I am a 19 year old programmer and mathematician.
I am double majoring in Electrical Engineering and Mathematics at UCSD.
I use Python and C, primarily.
I'm partially versed in a few dozen other languages that I've touched for two or three projects and not really used again.
I was part of the SCC23 travel team for UCSD. I went to denver. It was fun! I should add pictures somewhere! Our cluster was named Seuss. Third place overall. First US team.
Lisp, Rust, and Haskell are three languages I've been using more lately, but not for any project I've pushed publicly. I'm really enjoying all three of them.
I use neovim as my editor.
I don't tend to write graphics stuff. I find it difficult and tedious to get things where I would like them to be.
Most of my projects aren't pushed. I occasionally forget I have projects on GitHub for long stretches of time.

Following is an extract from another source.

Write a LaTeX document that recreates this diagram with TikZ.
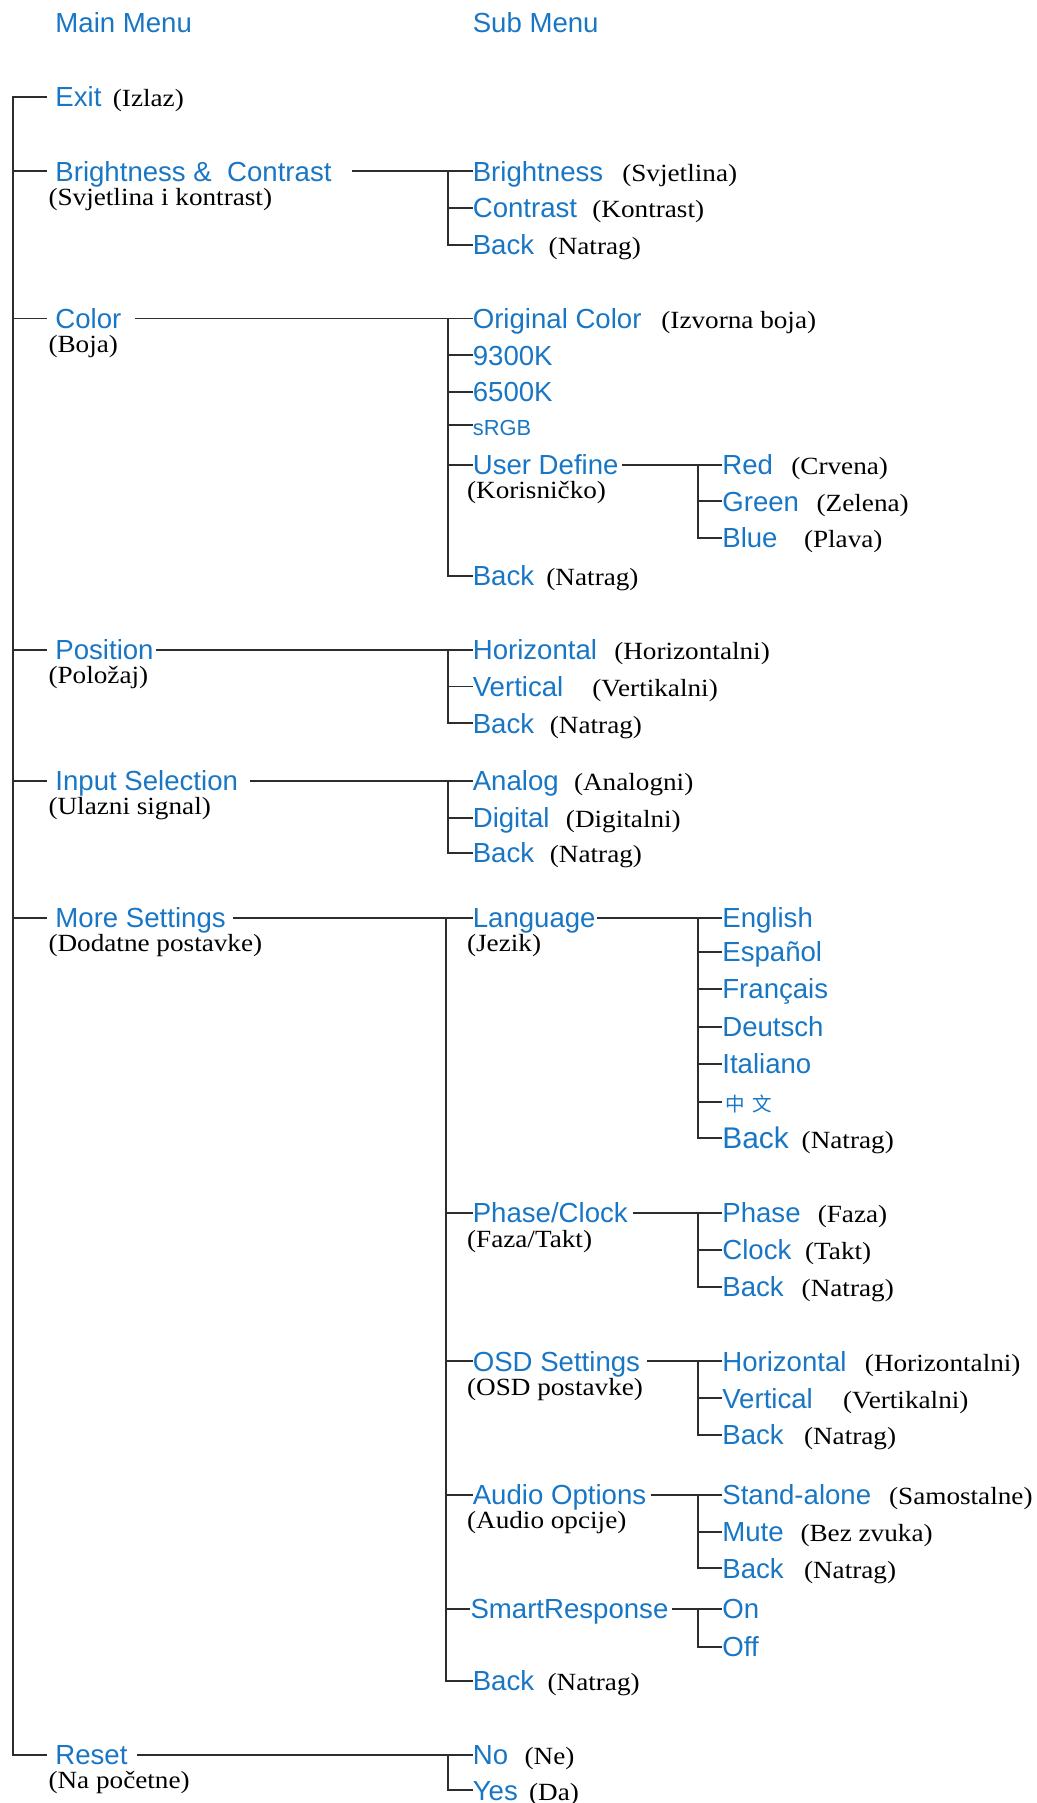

First and foremost am a Catholic!
I listen to relevant radio
I love reading, writing, and mathematics.
I play piano, saxophone, harmonica, and guitar.
I've obtained a violin. I need to actually learn how to play it.
TTRPGs! I've been running D&D campaigns for ages.
I love theatre (The last time I was in a play I was Lumiere in Beauty and the Beast, this is absolutely my favourite play).
My non-programming languages are Spanish, English, and French. I studied Latin for a bit but I never learned it, I need to do that.
I do gymnastics and martial arts.
I'm not good at chess, at all, but I enjoy it a lot.
I mentioned I love reading!
I love reading!
Alot!
So a few book recommendations:
Anything by Tolkein (Tolkein is my favorite)
Anything by C.S. Lewis
The Count of Monte Cristo (Alexandre Dumas)
The Complete Sherlock Holmes (Author Conlan Doyle)
The Shadow Children (Margaret Peterson Haddix) (This is an easy but excellent read)
I prefer Quaternions over Euler Angles.
Imaginary numbers is a misnomer— they are real too.
Anyone who knows me knows I somehow manage to make everything into a set theory problem. I don't even like set theory that much anymore.
Lambda Calculus is cool!
Type Theory is where it's at.
Currently reading up on automated theorem proving.
I have over 400 desmos graphs saved. Here are a few interesting ones:
I have a mock-up physics simulation, but it's not quite done. Coming soon! Honestly, I don't know why I always end up doing this kind of stuff in desmos.
(Probably because its the only graphics system I really understand. I should devote some time to learning... something else? I already do some animation in manim, I should just get good at manim.)
I have some loose plans about writing desmos esolang compiler at some point?